Lloyd: A genius. You're brilliant, son... But you're right. I pushed you to be the best at everything, even at violin. 'Cause I thought that's what I had to do.
Nate: I just... I just liked playing.
Lloyd: Nathan, be successful, don't be successful. I never cared about any of that. I just want my son to be happy.
I’m not crying. You’re crying.
- Notice what happens when Lloyd stands back and listens and just enjoys his son instead of imposing his expectations?
When Lloyd gives Nate a bit more space, it changes the dance. Now Nate has a bit more room to be his own person. He’s able to more honest with his dad. His dad is able to be more open. In a sense, there’s more emotional space or separation between them - they give each other more room to be authentic - yet this increased separation fosters a new and deeper connection.
And everything seems a bit less anxious.
At least for now.
Maybe we can start with small changes. I've adopted a little motto to help me be a bit more thoughtful and to give others a bit more space; "presence not pressure".
It's nothing too radical.
I'm just aiming for one step forward and one step back.

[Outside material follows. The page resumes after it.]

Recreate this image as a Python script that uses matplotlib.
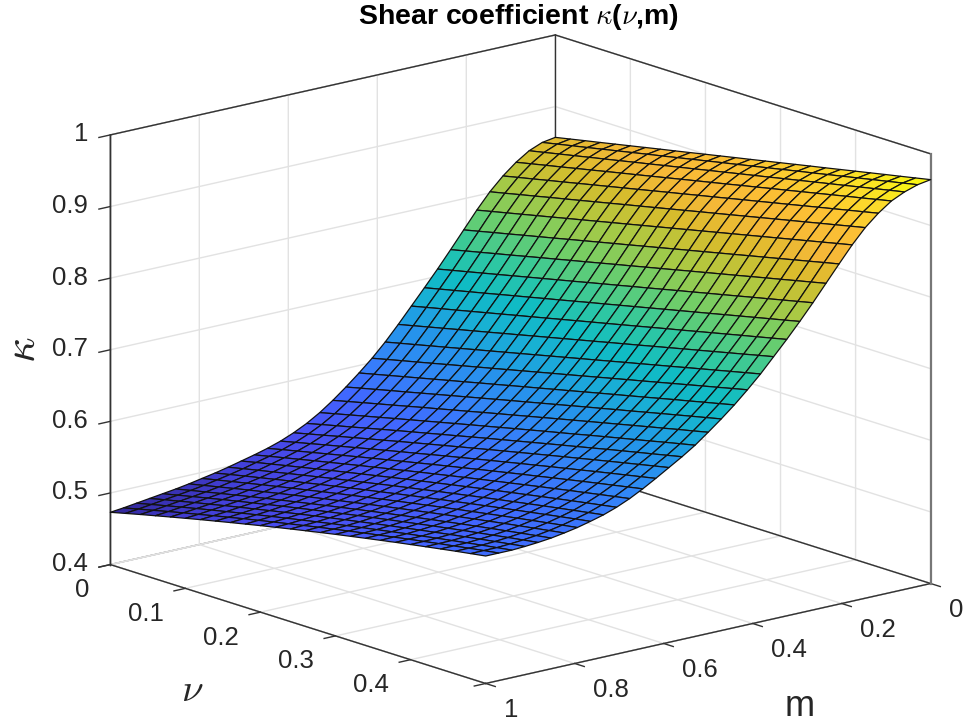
import numpy as np
import matplotlib
matplotlib.use("Agg")
import matplotlib.pyplot as plt
from matplotlib.colors import LinearSegmentedColormap, Normalize

plt.rcParams['font.family'] = ['Liberation Sans', 'DejaVu Sans']
plt.rcParams['mathtext.fontset'] = 'cm'

nu_values = [0.00, 0.02, 0.04, 0.06, 0.08, 0.10, 0.12, 0.14, 0.16, 0.18, 0.20, 0.22, 0.24,
             0.26, 0.28, 0.30, 0.32, 0.34, 0.36, 0.38, 0.40, 0.42, 0.44, 0.46, 0.48, 0.50]
m_values = np.linspace(0, 1, 35)

# kappa, in 1e-4 units: one row per m, one column per nu
kappa_table = [
    [8570,8613,8656,8698,8741,8784,8827,8870,8912,8955,8998,9041,9084,9126,9169,9212,9255,9298,9340,9383,9426,9469,9512,9554,9597,9640],
    [8540,8583,8626,8668,8711,8754,8797,8840,8882,8925,8968,9011,9054,9096,9139,9182,9225,9268,9310,9353,9396,9439,9482,9524,9567,9610],
    [8465,8508,8552,8595,8639,8682,8725,8769,8812,8856,8899,8942,8986,9029,9073,9116,9159,9203,9246,9290,9333,9376,9420,9463,9507,9550],
    [8345,8390,8435,8479,8524,8569,8614,8659,8703,8748,8793,8838,8883,8927,8972,9017,9062,9107,9151,9196,9241,9286,9331,9375,9420,9465],
    [8195,8241,8286,8332,8377,8423,8469,8514,8560,8605,8651,8697,8742,8788,8833,8879,8925,8970,9016,9061,9107,9153,9198,9244,9289,9335],
    [8015,8061,8108,8154,8201,8247,8293,8340,8386,8433,8479,8525,8572,8618,8665,8711,8757,8804,8850,8897,8943,8989,9036,9082,9129,9175],
    [7800,7847,7894,7941,7988,8035,8082,8129,8176,8223,8270,8317,8364,8411,8458,8505,8552,8599,8646,8693,8740,8787,8834,8881,8928,8975],
    [7565,7612,7660,7707,7755,7802,7849,7897,7944,7992,8039,8086,8134,8181,8229,8276,8323,8371,8418,8466,8513,8560,8608,8655,8703,8750],
    [7330,7378,7425,7473,7520,7568,7616,7663,7711,7758,7806,7854,7901,7949,7996,8044,8092,8139,8187,8234,8282,8330,8377,8425,8472,8520],
    [7100,7148,7195,7243,7290,7338,7386,7433,7481,7528,7576,7624,7671,7719,7766,7814,7862,7909,7957,8004,8052,8100,8147,8195,8242,8290],
    [6880,6928,6975,7023,7070,7118,7166,7213,7261,7308,7356,7404,7451,7499,7546,7594,7642,7689,7737,7784,7832,7880,7927,7975,8022,8070],
    [6665,6713,6761,6808,6856,6904,6952,7000,7047,7095,7143,7191,7239,7286,7334,7382,7430,7478,7525,7573,7621,7669,7717,7764,7812,7860],
    [6450,6498,6547,6595,6644,6692,6740,6789,6837,6886,6934,6982,7031,7079,7128,7176,7224,7273,7321,7370,7418,7466,7515,7563,7612,7660],
    [6245,6294,6342,6391,6439,6488,6537,6585,6634,6682,6731,6780,6828,6877,6925,6974,7023,7071,7120,7168,7217,7266,7314,7363,7411,7460],
    [6060,6109,6158,6206,6255,6304,6353,6402,6450,6499,6548,6597,6646,6694,6743,6792,6841,6890,6938,6987,7036,7085,7134,7182,7231,7280],
    [5895,5944,5993,6042,6091,6140,6189,6237,6287,6335,6384,6433,6481,6530,6578,6627,6676,6724,6772,6820,6869,6918,6965,7014,7061,7110],
    [5740,5790,5839,5889,5937,5987,6036,6085,6134,6183,6232,6281,6329,6378,6426,6475,6524,6571,6620,6667,6716,6764,6812,6860,6907,6955],
    [5595,5645,5695,5745,5794,5844,5894,5942,5992,6040,6090,6139,6187,6236,6284,6333,6381,6429,6477,6525,6573,6621,6668,6716,6762,6810],
    [5465,5515,5565,5615,5664,5714,5763,5812,5861,5910,5959,6007,6055,6104,6152,6200,6247,6294,6343,6390,6437,6483,6530,6578,6624,6670],
    [5355,5405,5455,5504,5554,5604,5653,5702,5750,5799,5847,5896,5944,5991,6039,6086,6134,6181,6227,6274,6321,6367,6413,6458,6504,6550],
    [5265,5315,5364,5414,5463,5512,5560,5609,5657,5705,5752,5800,5847,5894,5941,5987,6034,6080,6126,6171,6217,6262,6307,6351,6396,6440],
    [5190,5239,5287,5336,5383,5431,5479,5526,5573,5619,5666,5713,5758,5804,5849,5894,5939,5983,6028,6071,6115,6159,6202,6245,6287,6330],
    [5130,5178,5225,5271,5318,5364,5411,5456,5501,5546,5591,5636,5680,5723,5767,5810,5853,5896,5937,5980,6021,6063,6104,6144,6185,6225],
    [5080,5126,5172,5217,5263,5307,5352,5396,5439,5483,5526,5569,5611,5653,5695,5736,5777,5817,5858,5898,5937,5977,6015,6054,6092,6130],
    [5035,5081,5125,5170,5213,5257,5301,5343,5386,5428,5470,5512,5552,5593,5633,5673,5713,5751,5790,5828,5866,5904,5941,5978,6014,6050],
    [4990,5035,5080,5123,5167,5210,5253,5296,5337,5378,5420,5461,5501,5540,5580,5619,5657,5696,5733,5770,5807,5844,5880,5915,5950,5985],
    [4950,4995,5040,5083,5127,5170,5212,5255,5296,5338,5379,5418,5459,5498,5537,5576,5613,5651,5688,5725,5761,5796,5832,5867,5902,5935],
    [4915,4960,5004,5048,5092,5135,5177,5219,5261,5302,5342,5382,5422,5461,5499,5537,5575,5612,5648,5684,5720,5755,5789,5823,5857,5890],
    [4880,4925,4970,5015,5059,5102,5145,5187,5229,5270,5310,5350,5390,5429,5467,5505,5543,5580,5616,5652,5687,5722,5756,5789,5822,5855],
    [4850,4896,4941,4986,5030,5074,5117,5159,5201,5242,5283,5323,5363,5402,5440,5478,5515,5552,5588,5624,5659,5693,5727,5760,5793,5825],
    [4825,4871,4917,4963,5008,5052,5095,5138,5181,5222,5263,5303,5343,5383,5421,5459,5496,5533,5570,5605,5640,5674,5707,5741,5773,5805],
    [4800,4848,4894,4941,4985,5031,5075,5118,5161,5203,5245,5286,5326,5366,5404,5443,5481,5517,5554,5589,5625,5659,5693,5726,5758,5790],
    [4775,4823,4871,4919,4965,5011,5055,5100,5144,5187,5229,5270,5311,5352,5391,5430,5468,5505,5543,5578,5614,5648,5682,5716,5748,5780],
    [4750,4800,4849,4898,4946,4992,5039,5084,5130,5174,5217,5259,5301,5343,5383,5423,5462,5500,5538,5575,5610,5646,5680,5715,5748,5780],
    [4730,4781,4832,4881,4930,4978,5026,5072,5118,5163,5208,5251,5294,5336,5377,5418,5457,5496,5534,5572,5608,5644,5679,5714,5747,5780],
]

m_ticks = [0, 0.2, 0.4, 0.6, 0.8, 1]
m_tick_labels = ['0', '0.2', '0.4', '0.6', '0.8', '1']
nu_ticks = [0, 0.1, 0.2, 0.3, 0.4, 0.5]
nu_tick_labels = ['0', '0.1', '0.2', '0.3', '0.4', '']
z_ticks = [0.4, 0.5, 0.6, 0.7, 0.8, 0.9, 1.0]
z_tick_labels = ['0.4', '0.5', '0.6', '0.7', '0.8', '0.9', '1']

# lit parula as seen on the surface
color_levels = [0.473, 0.50, 0.53, 0.57, 0.61, 0.65, 0.68, 0.71, 0.74, 0.78, 0.82, 0.85, 0.88, 0.91, 0.94, 0.965]
color_values = ['#33279a', '#4240d8', '#4a50f4', '#4068ff', '#3484f8', '#2298e8', '#18b0d4', '#10bcc4',
                '#30c8a0', '#70ce68', '#b0c840', '#d8bc2c', '#f6b838', '#fcc034', '#fcdc2a', '#f8fa10']

W, H = 968, 725
low, high = color_levels[0], color_levels[-1]
cmap = LinearSegmentedColormap.from_list(
    'lit_parula', [((v - low) / (high - low), c) for v, c in zip(color_levels, color_values)], N=256)

fig = plt.figure(figsize=(W / 100, H / 100), dpi=100)
ax = fig.add_axes([53.7 / W, -101 / H, 909 / W, 909 / H], projection='3d', proj_type='ortho',
                  computed_zorder=False)
ax.view_init(elev=15.47, azim=49.9)
ax.set_box_aspect((582, 583, 446))

M, N = np.meshgrid(m_values, nu_values, indexing='ij')
kappa = np.array(kappa_table) / 10000
ax.plot_surface(M, N, kappa, rcount=35, ccount=26, cmap=cmap, norm=Normalize(low, high),
                edgecolor='#111111', linewidth=0.9, shade=False, antialiased=True, zorder=3)

# box edges go over the end gridlines
frame = [((1, 0), (0, 0), (1, 1)), ((0, 0), (0, 0.5), (1, 1)), ((1, 1), (0, 0), (0.4, 0.4)),
         ((0, 0), (0, 0.5), (0.4, 0.4)), ((1, 1), (0, 0), (0.4, 1)), ((0, 0), (0, 0), (0.4, 1))]
for xs, ys, zs in frame:
    ax.plot(xs, ys, zs, color='#333333', lw=1.0, zorder=1)
ax.plot((0, 0), (0.5, 0.5), (0.4, 1), color='#777777', lw=1.6, zorder=1)

ax.set_xlim(0, 1)
ax.set_ylim(0, 0.5)
ax.set_zlim(0.4, 1)
ax.set_xticks(m_ticks, m_tick_labels)
ax.set_yticks(nu_ticks, nu_tick_labels)
ax.set_zticks(z_ticks, z_tick_labels)

for axis, pad, ha in [(ax.xaxis, 8.4, 'left'), (ax.yaxis, 8.4, 'right'), (ax.zaxis, 1.2, 'right')]:
    axis.pane.set_facecolor((1, 1, 1, 0))
    axis.pane.set_edgecolor('#333333')
    axis.pane.set_linewidth(1.0)
    axis.line.set_color('#333333')
    axis.line.set_linewidth(1.0)
    axis._axinfo['grid'].update(color='#e2e2e2', linewidth=1.0)
    axis._axinfo['tick'].update(inward_factor=0.32, outward_factor=0, linewidth={True: 1.0, False: 0.5}, color='#333333')
    axis.set_tick_params(labelsize=18.5, labelcolor='#262626', pad=pad, color='#333333')
    for label in axis.get_ticklabels():
        label.set_ha(ha)
        label.set_va('center')

fig.text(518 / W, 1 - 17 / H, r'Shear coefficient $\kappa$($\nu$,m)', ha='center', va='center',
         fontsize=20.5, fontweight='bold', color='black')
fig.text(23 / W, 1 - 350 / H, r'$\kappa$', rotation=90, ha='center', va='center', fontsize=32, color='#262626')
fig.text(192 / W, 1 - 691 / H, r'$\nu$', ha='center', va='center', fontsize=28, color='#262626')
fig.text(800 / W, 1 - 706 / H, 'm', ha='center', va='center', fontsize=26, color='#262626')

fig.savefig('out.png', dpi=100)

Like me learning to salsa.
So what has this got you thinking about?
- When and how do you get in your own way? In what ways do you instinctively react to tension or pressure?
- What does the dance in your family look like when things get anxious?
- Which mechanisms do you tend to use to calm things down in your family: distance? conflict? triangles? over-functioning or under-functioning? And where do you notice yourself using these same mechanisms in other parts of life?
- Think of one challenging relationship where you often fall into this pattern of behaviour without thinking. What is one thing you could do differently to try a new dance step? What would it look like in that relationship for you to be a more mature self?
A final thought: It turns out Lloyd does love his son. Perhaps just as much as Maria does. But, in a twisted yet completely normal way, his "love" generated the anxious concern which fuelled his criticism. Just as her "love" generated the concern which drove her to treat Nate like a little child. This is why parenting is about more than “love”. That’s a topic for a future blog post!